Importante marco regulatório da contabilidade
pública brasileira, a Lei de Responsabilidade Fiscal (LRF) (Lei Complementar nº
101, de 4 de maio de 2000) completou 20 anos de vigência no início do mês de
maio. Esse fato nos leva a refletir sobre sua importância histórica durante
essas duas décadas, desde aquele Brasil da virada do século, com sua luta
contra o desarranjo das contas públicas, à atual flexibilização da aplicação da
Lei, diante do quadro de grave crise econômica provocada pela pandemia de
Covid-19.
A Lei foi aprovada pelo Congresso Nacional e
sancionada pelo então presidente da República, Fernando Henrique Cardoso, com a
finalidade de substituir um prolongado desarranjo fiscal por um novo modelo de
finanças públicas. Especialistas na área afirmam que, assim como a Lei nº
4.320/1964, a LRF representou um “ponto de inflexão” no desequilíbrio das
finanças públicas no Brasil.
Durante o ato de sanção da LRF, Fernando Henrique
Cardoso disse que a nova Lei representava uma "mudança de mentalidade, de
práticas e de valores" e que ela era “um sinal de novos tempos". Mas,
passados 20 anos do início da vigência da Lei, há quem diga que o Brasil ainda
não conseguiu consolidar totalmente a importância da responsabilidade fiscal
entre os gestores públicos.
Controvérsias à parte, o fato é que são vários e
inegáveis os avanços trazidos pela LRF no sentido de disciplinar a gestão dos
recursos e de limitar a ação dos gestores; de dar transparência à sociedade
sobre os assuntos fiscais da administração pública, por meio da emissão de
relatórios e da divulgação anual das contas; e de estimular o controle social
do orçamento público em seus vários níveis.

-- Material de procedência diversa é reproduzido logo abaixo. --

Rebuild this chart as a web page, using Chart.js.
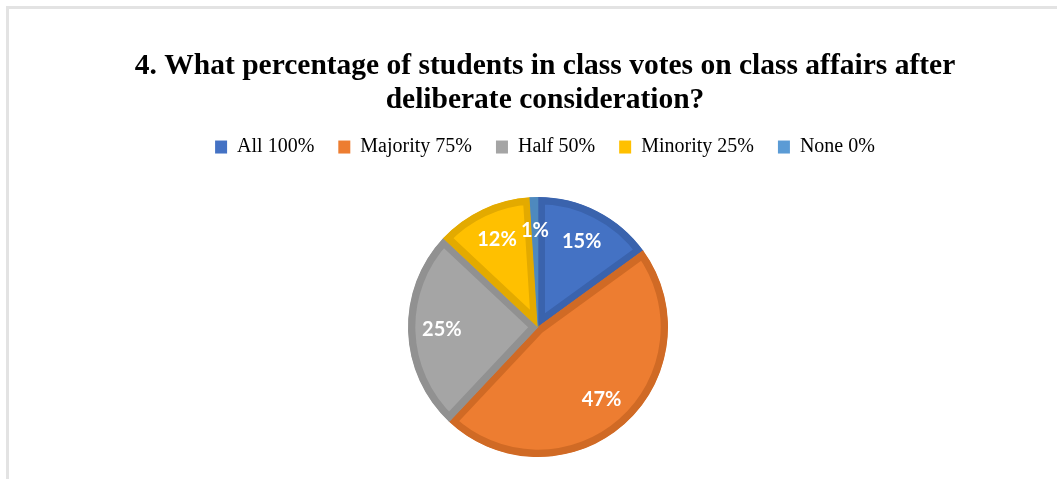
<!DOCTYPE html>
<html>
<head>
<meta charset="utf-8">
<script src="https://cdn.jsdelivr.net/npm/chart.js@4.4.1/dist/chart.umd.min.js"></script>
<style>
  html, body { margin: 0; padding: 0; background: #ffffff; }
  #wrap { position: relative; width: 1057px; height: 479px; overflow: hidden; }
  #frame { position: absolute; left: 6px; top: 6px; width: 1100px; height: 500px;
           border-left: 3px solid #e3e3e3; border-top: 3px solid #e3e3e3; }
  #c { position: absolute; left: 0; top: 0; }
</style>
</head>
<body>
<div id="wrap">
  <div id="frame"></div>
  <canvas id="c" width="1057" height="479"></canvas>
</div>
<script>
// Survey answers and their shares (percent)
const categories = ['All 100%', 'Majority 75%', 'Half 50%', 'Minority 25%', 'None 0%'];
const shares = [15, 47, 25, 12, 1];
const titleLines = [
  '4. What percentage of students in class votes on class affairs after',
  'deliberate consideration?'
];

// Office-style palette: slice fill and darker edge band
const fillColors = ['#4472C4', '#ED7D31', '#A5A5A5', '#FFC000', '#5B9BD5'];
const edgeColors = ['#3A63AD', '#D06A25', '#919191', '#E3AA00', '#4E89BE'];

// Percent labels placed inside each slice along its mid-angle
// (registered before pieShift so they are drawn inside the same translation)
const sliceLabels = {
  id: 'sliceLabels',
  afterDatasetsDraw(chart) {
    const ctx = chart.ctx;
    const meta = chart.getDatasetMeta(0);
    ctx.save();
    ctx.font = 'bold 20px Lato, "Open Sans", sans-serif';
    ctx.fillStyle = '#ffffff';
    ctx.textAlign = 'center';
    ctx.textBaseline = 'middle';
    meta.data.forEach((arc, i) => {
      const p = arc.getProps(['x', 'y', 'startAngle', 'endAngle', 'outerRadius'], true);
      const mid = (p.startAngle + p.endAngle) / 2;
      const r = p.outerRadius * 0.74;
      ctx.fillText(shares[i] + '%', p.x + Math.cos(mid) * r, p.y + Math.sin(mid) * r);
    });
    ctx.restore();
  }
};

// Nudge the pie (and its labels) a little left and down within the chart area
const pieShift = {
  id: 'pieShift',
  beforeDatasetsDraw(chart) { chart.ctx.save(); chart.ctx.translate(-7, 8); },
  afterDatasetsDraw(chart) { chart.ctx.restore(); }
};

// Pull the legend row a little closer to the title than its item padding allows
const legendLift = {
  id: 'legendLift',
  afterLayout(chart) {
    const lg = chart.legend;
    if (lg) { lg.top -= 4; lg.bottom -= 4; }
  }
};

new Chart(document.getElementById('c'), {
  type: 'pie',
  data: {
    labels: categories,
    datasets: [{
      data: shares,
      backgroundColor: fillColors,
      borderColor: edgeColors,
      borderWidth: 7,
      borderAlign: 'inner'
    }]
  },
  options: {
    responsive: false,
    animation: false,
    radius: 130,
    layout: { padding: { left: 33, right: 0, top: 0, bottom: 12 } },
    plugins: {
      tooltip: { enabled: false },
      title: {
        display: true,
        text: titleLines,
        color: '#000000',
        font: { family: '"Liberation Serif", "Times New Roman", serif', size: 29.5, weight: 'bold', lineHeight: 1.153 },
        padding: { top: 49, bottom: 0 }
      },
      legend: {
        position: 'top',
        labels: {
          color: '#000000',
          boxWidth: 12,
          boxHeight: 13,
          padding: 24,
          font: { family: '"Liberation Serif", "Times New Roman", serif', size: 20 },
          generateLabels(chart) {
            return categories.map((name, i) => ({
              text: name,
              fillStyle: fillColors[i],
              strokeStyle: fillColors[i],
              lineWidth: 0,
              fontColor: '#000000',
              index: i,
              hidden: false
            }));
          }
        }
      }
    }
  },
  plugins: [legendLift, sliceLabels, pieShift]
});
</script>
</body>
</html>
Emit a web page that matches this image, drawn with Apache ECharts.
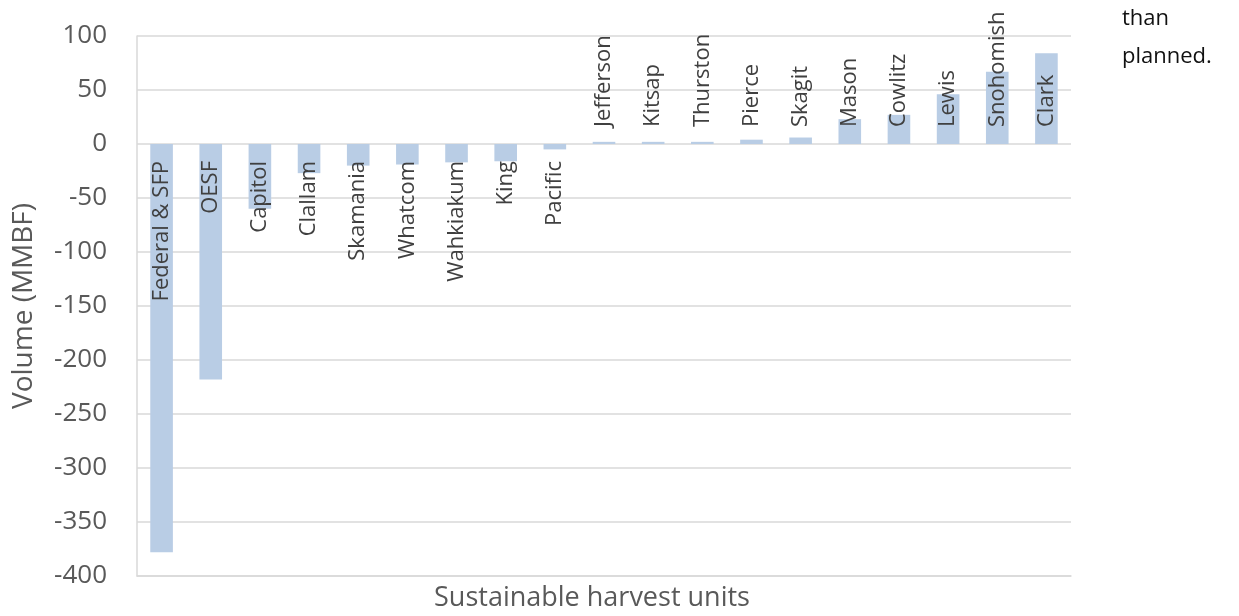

A defesa dos cidadãos, inclusive, está na base do
que poderíamos chamar de cultura da responsabilidade fiscal, que se caracteriza
pela adoção de práticas, por parte da administração pública, que busquem a
solidez, o equilíbrio e a sustentabilidade das contas públicas, com ações
planejadas e transparentes e ampla publicidade dos atos ligados à arrecadação
de receitas e à realização de despesas.
A LRF atribuiu novas funções à contabilidade
pública, conferindo-lhe um caráter mais gerencial, com o controle orçamentário
e financeiro. De modo geral, a contabilidade ganhou relevância com a LRF, e
isso me faz lembrar das sábias palavras de um grande mestre, o saudoso
professor Antônio Lopes de Sá, que disse certa vez: “Só não entende o valor da
Contabilidade quem não possui cultura atualizada para compreender que é esta a
ciência que pode ensejar modelos e comportamento da riqueza”.
Embora imperfeita – alguns artigos foram
considerados inconstitucionais e outros, ignorados por gestores públicos –, a
LRF trouxe válvulas de escape que permitiriam a sua flexibilização, em
situações de calamidade pública e com o Produto Interno Bruto (PIB) crescendo
abaixo de 1%. Diante do colapso econômico provocado pela imprevisível pandemia
de Covid-19, essas válvulas foram acionadas e confirmadas pelo Supremo Tribunal
Federal (STF).
Na situação atual, a flexibilização das regras
impostas pela Lei, para a adoção de medidas urgentes de enfrentamento à
calamidade na saúde pública, é uma atitude necessária e sensata.
Porém, no horizonte pós-pandemia, a
responsabilidade fiscal será mais necessária do que nunca. A projeção da
Secretaria do Tesouro Nacional (STN) - considerando a forte queda do PIB,
aliada ao aumento inevitável, ainda que temporário, do déficit nas contas públicas
brasileiras, que pode chegar a 9% do PIB em 2020 - é que o endividamento
público ultrapasse 90% do PIB.
Em meio às sérias batalhas que estamos hoje
enfrentando para combater a tragédia humana provocada pela pandemia de
Covid-19, proponho uma reflexão sobre uma fala do economista John Maynard
Keynes, proferida em fevereiro de 1943, ao Parlamento britânico: “O futuro será
o que escolhermos para fazê-lo. Se o abordamos com medo e timidez, teremos o
que merecemos. Se marcharmos com confiança e vigor, os fatos responderão. Seria
uma coisa monstruosa reservar toda nossa coragem e força de vontade para a
Guerra e então, coroados com a vitória, abordarmos a Paz como um bando de
derrotistas falidos.” (KEYNES, 1982, p. 260, tradução livre).